他说:“你果然很冷,感觉你应该是那种波澜不惊,看淡荣辱的喜欢安宁的人。”
“嗯,有点像,有人说我是冰做的。”他的洞察力还是很强,我不得不承认。
“你不是冰,是水。只是这样没有大悲大喜地过活,会不会少了很多乐趣。”
“这样,可以长寿啊!”我不知如何回答。
他,七零后,策划人,在南方。我,八零后,自由人,在江南。了解的,仅此而已。我想,终究是陌路人,保持若水之交就够了,无需过多纠结。
我们谈了谈有关红粉蓝颜的定义。他说:“找到一个知已容易,难的是一直保持那种状态,这当中的尺度很难把握。”
我说:“所谓知已,重要的不但是懂得对方,还要保持不远不近的距离,不伤害亦不被伤害。更重要的是心态罢了。
他问:“那我们,算不算知已。”
我答:“不算。”
他说:“你很残忍。”
事实上,确实不算。
他问:“能不能接视频?”
我答:“通常我拉黑别人的原因,大部分因为要求视频。”
他沉默少顷。说:“你的心态和你的实际年龄反差很大。”
“因为经历得够多。”我明白他的意思。
“你是对的,这样会减少很多不必要的麻烦。对不起。”
此后一直无言。直到有一天夜里我传了些个人近期新照片,没有加锁。他大概在看过后突然问我:“你想听我的故事吗?
我说:“你说,我就听。”
他说:“我是个恶魔,曾入过监狱。”然后沉默,该是等待我的反应。
他问:“你怎么不问我犯了什么事。”
“我不问,你也会说的,不是吗?”我故作镇定。
他开始诉说,我是个安静的聆听者。他说那是热血沸腾的年纪,本有未婚妻,但沉湎网恋,一发不可收拾。他说只要是有姿色的女子他都不会放过,约会见面,直至发生关系。周旋多个女人之间,终有一天被揭露,他成了被告。后来,当重见天日之时,未婚妻早已离去。他控制着自己,一个人,工作、生活。

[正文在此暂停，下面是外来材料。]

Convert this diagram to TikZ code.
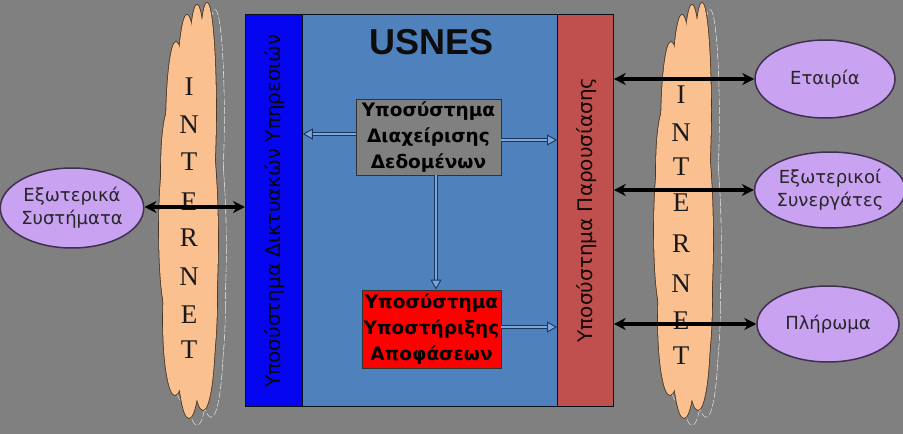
\documentclass[tikz,border=0pt]{standalone}
\usepackage{fontspec}
\setmainfont{DejaVu Sans}
\newfontfamily\usfont{Liberation Sans}
\newfontfamily\serf{Liberation Serif}
\usetikzlibrary{arrows.meta,shapes.geometric}
\definecolor{bg}{HTML}{808080}
\definecolor{netblue}{HTML}{0505F0}
\definecolor{midblue}{HTML}{4F81BD}
\definecolor{lightarrow}{HTML}{7FA6D6}
\definecolor{presred}{HTML}{C0504D}
\definecolor{peach}{HTML}{FAC090}
\definecolor{lav}{HTML}{C9A3F2}
\definecolor{navy}{HTML}{17375E}
\definecolor{cloudedge}{HTML}{4A3520}
\definecolor{lavedge}{HTML}{40304F}
\def\lobes{0/225/28/175, -13/130/10/88, -2/110/10/95, 8/100/9/95, 18/110/9/107, -14/320/12/75, 0/340/12/78, 14/330/12/80, -22/230/8/80, 22/240/7/90, -20/170/8/60, 20/300/8/70}
\tikzset{
  shadowline/.style={draw=white!80!bg, line width=1.2pt, dash pattern=on 7pt off 2pt},
  cloudline/.style={draw=cloudedge, line width=1.6pt},
  pics/netcloud/.style={code={
    \foreach \dx/\cy/\rx/\ry in \lobes {\draw[shadowline] (\dx+8,\cy+7) ellipse[x radius=\rx, y radius=\ry];}
    \foreach \dx/\cy/\rx/\ry in \lobes {\fill[bg] (\dx+8,\cy+7) ellipse[x radius=\rx, y radius=\ry];}
    \foreach \dx/\cy/\rx/\ry in \lobes {\draw[cloudline] (\dx,\cy) ellipse[x radius=\rx, y radius=\ry];}
    \foreach \dx/\cy/\rx/\ry in \lobes {\fill[peach] (\dx,\cy) ellipse[x radius=\rx, y radius=\ry];}
  }},
  letter/.style={font=\serf\fontsize{27}{27}\selectfont, inner sep=0pt, text=black!90},
  actor/.style={ellipse, fill=lav, draw=lavedge, line width=1.5pt, inner sep=0pt, align=center,
    font=\fontsize{18}{23}\selectfont, text=black!85},
  strip/.style={anchor=north west, inner sep=0pt, draw=black!70!navy, line width=0.8pt},
  subsys/.style={draw=black!80, line width=0.8pt, align=center, inner sep=0pt,
    font=\bfseries\fontsize{18.5}{26}\selectfont},
  vlabel/.style={rotate=90, font=\fontsize{20}{20}\selectfont, inner sep=0pt},
  dbl/.style={draw=navy, line width=0.9pt, double=lightarrow, double distance=2.4pt,
    -{Triangle[length=10pt, width=11pt, fill=lightarrow]}},
  link/.style={line width=3.4pt, black, {Stealth[length=12pt,width=12pt]}-{Stealth[length=12pt,width=12pt]}}
}
\begin{document}
\begin{tikzpicture}[x=1pt,y=-1pt]
\useasboundingbox (0,0) rectangle (903,434);
\fill[bg] (0,0) rectangle (903,434);
% clouds
\pic at (189,0) {netcloud};
\pic at (684,0) {netcloud};
\foreach \ch/\yy [count=\i] in {I/87,N/125,T/162,E/202,R/238,N/277,E/315,T/350}
  \node[letter] (la\i) at (189,\yy) {\ch};
\foreach \ch/\yy [count=\i] in {I/95,N/133,T/167,E/203,R/244,N/284,E/321,T/356}
  \node[letter] (lb\i) at (681,\yy) {\ch};
% main block
\node[strip, fill=midblue, minimum width=368, minimum height=392] (usnes) at (245,14) {};
\node[strip, fill=netblue, minimum width=57, minimum height=392] (net) at (245,14) {};
\node[strip, fill=presred, minimum width=56, minimum height=392] (pres) at (557,14) {};
\node[vlabel, text=black!90!navy] (netlbl) at (275,211) {Υποσύστημα Δικτυακών Υπηρεσιών};
\node[vlabel, text=black!90!presred] (preslbl) at (587,210) {Υποσύστημα Παρουσίασης};
\node[font=\usfont\bfseries\fontsize{36}{36}\selectfont, inner sep=0pt, text=black!95] (title) at (432,42) {USNES};
\node[subsys, fill=bg, minimum width=145, minimum height=76] (dm) at (428.5,137) {Υποσύστημα\\Διαχείρισης\\Δεδομένων};
\node[subsys, fill=red, minimum width=139, minimum height=78] (ds) at (431.5,329) {Υποσύστημα\\Υποστήριξης\\Αποφάσεων};
% internal arrows
\draw[dbl] ([yshift=3pt]dm.west) -- ([yshift=3pt]dm.west -| net.east);
\draw[dbl] ([yshift=-3pt]dm.east) -- ([yshift=-3pt]dm.east -| pres.west);
\draw[dbl] ([xshift=7.5pt]dm.south) -- ([xshift=7.5pt]dm.south |- ds.north);
\draw[dbl] ([yshift=2pt]ds.east) -- ([yshift=2pt]ds.east -| pres.west);
% actors
\node[actor, minimum width=142, minimum height=80] (ext) at (72,208) {Εξωτερικά\\Συστήματα};
\node[actor, minimum width=140, minimum height=78] (comp) at (825,79) {Εταιρία};
\node[actor, minimum width=146, minimum height=76] (partn) at (830,190) {Εξωτερικοί\\Συνεργάτες};
\node[actor, minimum width=142, minimum height=76] (pay) at (828,324) {Πλήρωμα};
% links
\draw[link] ([yshift=1pt]ext.east) -- ([yshift=1pt]ext.east -| net.west);
\draw[link] (pres.east |- comp.west) -- (comp.west);
\draw[link] (pres.east |- partn.west) -- (partn.west);
\draw[link] (pres.east |- pay.west) -- (pay.west);
\end{tikzpicture}
\end{document}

故事似乎是说完了,不知道自己沉默呆然多久。怀疑故事的真实性,也为这次偶遇深感惶恐。
他似明白我的惊惧,说:“不用害怕,也许在当年我不会放过你,但是现在我不会了。”
“就在当年我也不怕,我是我,和那些人不同。”我很佩服自己的镇定。
“是啊,我不会对你下手的,你的眼里有我不敢亵渎的圣洁,你是天使。要是在当年遇见,天使会不会拯救恶魔?”
“也许会吧。”
他说:“那么,再见了,天使。”
我也说:“那么,再见了,‘恶魔’。”
这是最后一次谈话。
亦不知过了多久,我在一次出差开会回来的时候收到他的留言:本人动机不纯,特此离开,不说再见,望天使保重。
我很平静。不知道是不是他安静地控制自己这么多年,遇见我,发现自己并没有完全心无杂念,但他把我当朋友,不想伤害我,便选择离开。如果是这样,我该感谢他。如果是这样,我承认,他算我的蓝颜。
行走于浮生浮世,总会遇见各异的人,不管如何,都该感谢他充盈过那一段的生命历程。我愿意,善待每次遇见。
那一年,有人在夏末轻轻地来,又在深冬轻轻地去。一如冬日池塘,清晨时萦绕在水面的氤氲薄雾,在暖阳升起的时候,必定要缓缓散去,不留一丝痕迹。